TO BE DONE.
Write out the listing, please, but only from its first line through the line containing "const ref = useRef<HTMLCanvasElement", exactly as given and without pictures.

----- AVAILABLE DATA

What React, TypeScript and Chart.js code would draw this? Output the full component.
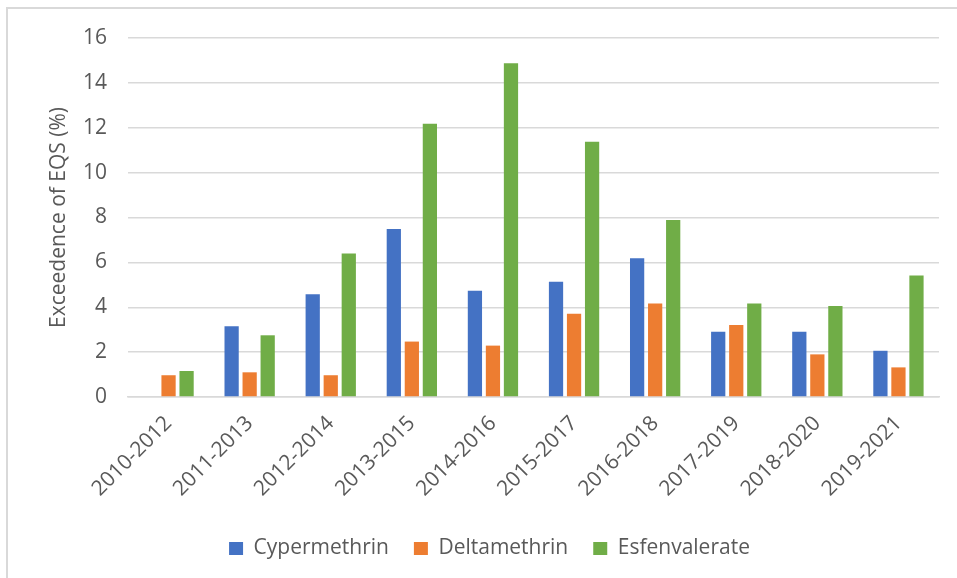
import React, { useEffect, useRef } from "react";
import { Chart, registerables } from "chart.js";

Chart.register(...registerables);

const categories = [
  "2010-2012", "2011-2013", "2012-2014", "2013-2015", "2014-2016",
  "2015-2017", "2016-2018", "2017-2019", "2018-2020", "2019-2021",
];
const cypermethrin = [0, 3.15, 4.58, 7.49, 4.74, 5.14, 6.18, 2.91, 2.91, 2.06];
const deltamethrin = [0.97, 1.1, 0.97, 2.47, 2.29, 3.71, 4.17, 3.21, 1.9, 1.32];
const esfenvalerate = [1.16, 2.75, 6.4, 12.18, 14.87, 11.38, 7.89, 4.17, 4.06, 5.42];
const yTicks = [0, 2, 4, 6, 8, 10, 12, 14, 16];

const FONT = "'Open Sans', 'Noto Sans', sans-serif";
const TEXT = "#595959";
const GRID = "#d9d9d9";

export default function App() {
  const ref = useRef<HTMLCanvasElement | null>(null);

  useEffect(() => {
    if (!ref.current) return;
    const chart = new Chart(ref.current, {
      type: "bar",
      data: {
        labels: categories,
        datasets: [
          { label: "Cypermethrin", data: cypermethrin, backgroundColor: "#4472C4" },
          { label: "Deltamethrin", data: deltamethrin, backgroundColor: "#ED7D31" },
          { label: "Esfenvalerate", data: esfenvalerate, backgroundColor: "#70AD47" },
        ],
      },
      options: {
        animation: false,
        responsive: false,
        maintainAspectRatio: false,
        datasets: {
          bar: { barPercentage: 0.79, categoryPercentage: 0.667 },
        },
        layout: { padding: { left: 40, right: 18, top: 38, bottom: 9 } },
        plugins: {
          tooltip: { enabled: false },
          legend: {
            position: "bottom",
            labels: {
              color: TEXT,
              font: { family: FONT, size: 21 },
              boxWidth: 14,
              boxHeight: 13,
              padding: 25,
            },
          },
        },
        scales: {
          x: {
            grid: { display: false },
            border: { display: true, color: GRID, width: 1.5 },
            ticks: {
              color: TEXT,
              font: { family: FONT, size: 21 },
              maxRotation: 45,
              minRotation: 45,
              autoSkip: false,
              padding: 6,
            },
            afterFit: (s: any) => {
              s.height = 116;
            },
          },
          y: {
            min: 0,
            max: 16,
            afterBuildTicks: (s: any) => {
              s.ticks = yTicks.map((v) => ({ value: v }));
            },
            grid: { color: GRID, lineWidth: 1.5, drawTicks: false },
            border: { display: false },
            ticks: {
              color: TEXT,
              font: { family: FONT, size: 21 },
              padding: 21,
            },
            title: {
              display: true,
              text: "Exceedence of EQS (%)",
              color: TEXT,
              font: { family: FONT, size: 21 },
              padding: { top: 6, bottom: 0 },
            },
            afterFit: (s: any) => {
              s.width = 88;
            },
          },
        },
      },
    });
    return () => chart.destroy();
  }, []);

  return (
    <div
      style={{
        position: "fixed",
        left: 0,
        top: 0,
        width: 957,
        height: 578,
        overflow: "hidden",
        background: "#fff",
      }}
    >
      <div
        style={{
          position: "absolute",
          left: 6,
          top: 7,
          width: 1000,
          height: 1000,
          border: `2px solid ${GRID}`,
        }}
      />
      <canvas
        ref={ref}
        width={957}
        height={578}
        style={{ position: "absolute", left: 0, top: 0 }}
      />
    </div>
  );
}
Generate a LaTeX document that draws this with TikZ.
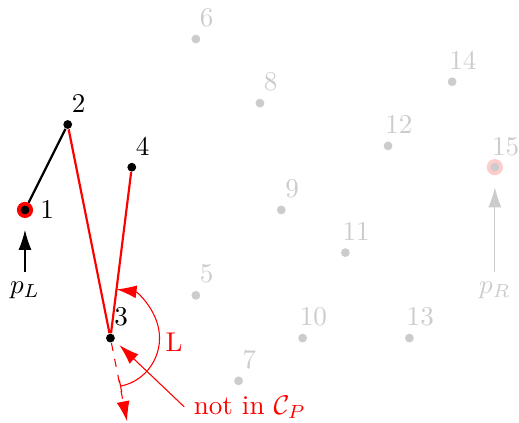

----------

SOLUTION TO THIS PROBLEM.
What React, TypeScript and Chart.js code would draw this? Output the full component.
import React, { useEffect, useRef } from "react";
import { Chart, registerables } from "chart.js";

Chart.register(...registerables);

const categories = [
  "2010-2012", "2011-2013", "2012-2014", "2013-2015", "2014-2016",
  "2015-2017", "2016-2018", "2017-2019", "2018-2020", "2019-2021",
];
const cypermethrin = [0, 3.15, 4.58, 7.49, 4.74, 5.14, 6.18, 2.91, 2.91, 2.06];
const deltamethrin = [0.97, 1.1, 0.97, 2.47, 2.29, 3.71, 4.17, 3.21, 1.9, 1.32];
const esfenvalerate = [1.16, 2.75, 6.4, 12.18, 14.87, 11.38, 7.89, 4.17, 4.06, 5.42];
const yTicks = [0, 2, 4, 6, 8, 10, 12, 14, 16];

const FONT = "'Open Sans', 'Noto Sans', sans-serif";
const TEXT = "#595959";
const GRID = "#d9d9d9";

export default function App() {
  const ref = useRef<HTMLCanvasElement | null>(null);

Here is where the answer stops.